**** Supplied material ****

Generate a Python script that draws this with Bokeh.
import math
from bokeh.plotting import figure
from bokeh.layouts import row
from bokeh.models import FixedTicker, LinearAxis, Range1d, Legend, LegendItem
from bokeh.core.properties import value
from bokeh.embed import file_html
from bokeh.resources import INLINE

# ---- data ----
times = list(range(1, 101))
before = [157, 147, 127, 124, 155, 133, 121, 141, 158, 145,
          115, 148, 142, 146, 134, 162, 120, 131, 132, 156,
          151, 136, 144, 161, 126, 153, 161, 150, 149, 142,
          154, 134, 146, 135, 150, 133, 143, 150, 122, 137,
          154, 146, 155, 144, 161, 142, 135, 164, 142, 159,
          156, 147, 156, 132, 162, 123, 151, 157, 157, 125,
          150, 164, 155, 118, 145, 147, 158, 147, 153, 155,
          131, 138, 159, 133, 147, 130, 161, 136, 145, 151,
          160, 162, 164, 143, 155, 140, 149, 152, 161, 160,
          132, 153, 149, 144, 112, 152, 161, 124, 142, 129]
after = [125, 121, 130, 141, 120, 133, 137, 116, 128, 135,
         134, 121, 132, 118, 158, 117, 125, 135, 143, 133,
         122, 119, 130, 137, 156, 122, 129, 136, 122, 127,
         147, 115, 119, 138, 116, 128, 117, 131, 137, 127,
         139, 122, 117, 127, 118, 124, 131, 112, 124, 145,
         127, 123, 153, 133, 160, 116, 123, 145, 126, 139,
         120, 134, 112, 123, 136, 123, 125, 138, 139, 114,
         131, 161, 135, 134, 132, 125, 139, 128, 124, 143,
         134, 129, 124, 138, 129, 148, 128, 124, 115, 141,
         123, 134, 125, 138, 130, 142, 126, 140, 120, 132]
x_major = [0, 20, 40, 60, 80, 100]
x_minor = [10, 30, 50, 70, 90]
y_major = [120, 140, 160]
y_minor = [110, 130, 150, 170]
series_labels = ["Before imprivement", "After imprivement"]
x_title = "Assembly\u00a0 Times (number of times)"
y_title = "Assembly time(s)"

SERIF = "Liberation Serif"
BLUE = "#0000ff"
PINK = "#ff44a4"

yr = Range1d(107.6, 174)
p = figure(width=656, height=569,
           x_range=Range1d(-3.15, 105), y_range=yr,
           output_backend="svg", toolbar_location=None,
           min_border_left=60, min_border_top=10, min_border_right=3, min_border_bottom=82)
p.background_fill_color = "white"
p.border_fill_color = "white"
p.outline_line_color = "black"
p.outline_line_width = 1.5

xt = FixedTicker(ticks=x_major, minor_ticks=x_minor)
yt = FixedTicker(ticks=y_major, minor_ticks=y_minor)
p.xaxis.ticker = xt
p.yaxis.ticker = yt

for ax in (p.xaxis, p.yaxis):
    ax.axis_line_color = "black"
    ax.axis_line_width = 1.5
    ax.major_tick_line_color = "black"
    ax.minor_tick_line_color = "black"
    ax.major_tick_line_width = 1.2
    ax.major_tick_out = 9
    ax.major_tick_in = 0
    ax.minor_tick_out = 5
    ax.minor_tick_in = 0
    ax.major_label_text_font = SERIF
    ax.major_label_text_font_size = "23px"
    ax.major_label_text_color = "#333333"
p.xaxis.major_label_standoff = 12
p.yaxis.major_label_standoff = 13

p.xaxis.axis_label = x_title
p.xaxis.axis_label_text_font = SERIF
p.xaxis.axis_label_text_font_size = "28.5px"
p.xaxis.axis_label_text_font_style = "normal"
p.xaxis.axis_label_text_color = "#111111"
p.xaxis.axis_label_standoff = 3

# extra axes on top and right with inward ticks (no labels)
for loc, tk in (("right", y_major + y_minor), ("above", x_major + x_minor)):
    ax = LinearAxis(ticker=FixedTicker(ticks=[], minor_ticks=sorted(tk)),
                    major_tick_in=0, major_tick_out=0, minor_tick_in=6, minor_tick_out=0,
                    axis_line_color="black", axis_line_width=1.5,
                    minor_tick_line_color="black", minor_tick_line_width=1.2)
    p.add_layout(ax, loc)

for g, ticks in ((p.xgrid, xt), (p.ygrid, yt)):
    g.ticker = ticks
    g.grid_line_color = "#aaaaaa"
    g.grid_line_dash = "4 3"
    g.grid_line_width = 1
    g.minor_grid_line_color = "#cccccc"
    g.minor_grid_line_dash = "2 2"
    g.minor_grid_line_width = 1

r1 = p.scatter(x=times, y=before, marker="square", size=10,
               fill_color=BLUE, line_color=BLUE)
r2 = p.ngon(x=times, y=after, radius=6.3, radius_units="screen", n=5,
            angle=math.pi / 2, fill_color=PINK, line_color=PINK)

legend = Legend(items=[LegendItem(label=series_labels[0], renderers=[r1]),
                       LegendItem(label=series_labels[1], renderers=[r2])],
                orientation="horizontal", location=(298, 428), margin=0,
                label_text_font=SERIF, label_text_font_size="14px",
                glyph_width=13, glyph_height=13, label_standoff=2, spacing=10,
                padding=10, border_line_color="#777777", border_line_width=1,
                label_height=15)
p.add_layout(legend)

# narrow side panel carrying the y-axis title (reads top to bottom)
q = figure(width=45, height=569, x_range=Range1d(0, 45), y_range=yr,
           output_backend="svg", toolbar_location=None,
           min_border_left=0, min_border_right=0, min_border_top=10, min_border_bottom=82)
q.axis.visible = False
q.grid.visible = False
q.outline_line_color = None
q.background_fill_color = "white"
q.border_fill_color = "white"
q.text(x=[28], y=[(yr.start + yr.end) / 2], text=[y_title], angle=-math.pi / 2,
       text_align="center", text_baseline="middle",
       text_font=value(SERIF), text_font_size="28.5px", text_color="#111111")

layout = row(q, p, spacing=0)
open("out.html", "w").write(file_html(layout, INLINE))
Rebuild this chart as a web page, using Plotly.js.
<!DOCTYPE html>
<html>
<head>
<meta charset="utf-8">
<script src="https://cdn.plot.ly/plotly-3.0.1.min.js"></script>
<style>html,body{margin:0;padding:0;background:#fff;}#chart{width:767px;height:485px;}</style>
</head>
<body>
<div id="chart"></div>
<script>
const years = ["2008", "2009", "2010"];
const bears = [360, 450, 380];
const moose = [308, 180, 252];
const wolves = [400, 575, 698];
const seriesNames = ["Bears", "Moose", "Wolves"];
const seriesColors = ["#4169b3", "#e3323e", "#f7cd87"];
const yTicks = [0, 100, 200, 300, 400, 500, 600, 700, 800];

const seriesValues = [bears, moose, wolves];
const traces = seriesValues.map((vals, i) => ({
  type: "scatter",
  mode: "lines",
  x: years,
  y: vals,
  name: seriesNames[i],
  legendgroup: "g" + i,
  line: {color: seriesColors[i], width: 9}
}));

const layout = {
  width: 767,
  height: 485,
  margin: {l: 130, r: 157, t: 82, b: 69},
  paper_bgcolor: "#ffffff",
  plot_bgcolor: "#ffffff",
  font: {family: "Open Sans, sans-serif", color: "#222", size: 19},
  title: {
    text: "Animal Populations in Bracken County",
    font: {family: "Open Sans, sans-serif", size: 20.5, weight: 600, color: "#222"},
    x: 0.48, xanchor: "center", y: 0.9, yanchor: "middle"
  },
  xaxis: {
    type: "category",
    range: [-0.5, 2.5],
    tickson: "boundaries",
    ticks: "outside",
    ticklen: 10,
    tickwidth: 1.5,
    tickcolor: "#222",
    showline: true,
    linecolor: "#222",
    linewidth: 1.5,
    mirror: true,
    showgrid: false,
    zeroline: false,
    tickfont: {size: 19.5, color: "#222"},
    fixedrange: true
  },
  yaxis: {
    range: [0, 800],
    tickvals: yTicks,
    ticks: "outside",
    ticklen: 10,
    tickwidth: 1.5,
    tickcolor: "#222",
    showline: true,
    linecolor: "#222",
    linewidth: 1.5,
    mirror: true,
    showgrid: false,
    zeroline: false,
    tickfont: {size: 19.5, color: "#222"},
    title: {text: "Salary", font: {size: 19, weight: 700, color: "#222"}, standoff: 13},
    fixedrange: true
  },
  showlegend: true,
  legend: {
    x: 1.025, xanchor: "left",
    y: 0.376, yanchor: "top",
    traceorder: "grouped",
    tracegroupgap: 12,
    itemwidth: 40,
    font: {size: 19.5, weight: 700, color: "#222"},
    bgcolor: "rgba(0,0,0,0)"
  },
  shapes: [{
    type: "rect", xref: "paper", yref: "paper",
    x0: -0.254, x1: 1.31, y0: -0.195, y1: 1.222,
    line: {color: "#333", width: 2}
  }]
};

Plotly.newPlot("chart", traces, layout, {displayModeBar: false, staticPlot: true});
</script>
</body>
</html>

****

● Task requirements: Up to and including the line with "from bokeh.resources import INLINE", print every line of the records from the start.

● Exercise solution:
Generate a Python script that draws this with Bokeh.
import math
from bokeh.plotting import figure
from bokeh.layouts import row
from bokeh.models import FixedTicker, LinearAxis, Range1d, Legend, LegendItem
from bokeh.core.properties import value
from bokeh.embed import file_html
from bokeh.resources import INLINE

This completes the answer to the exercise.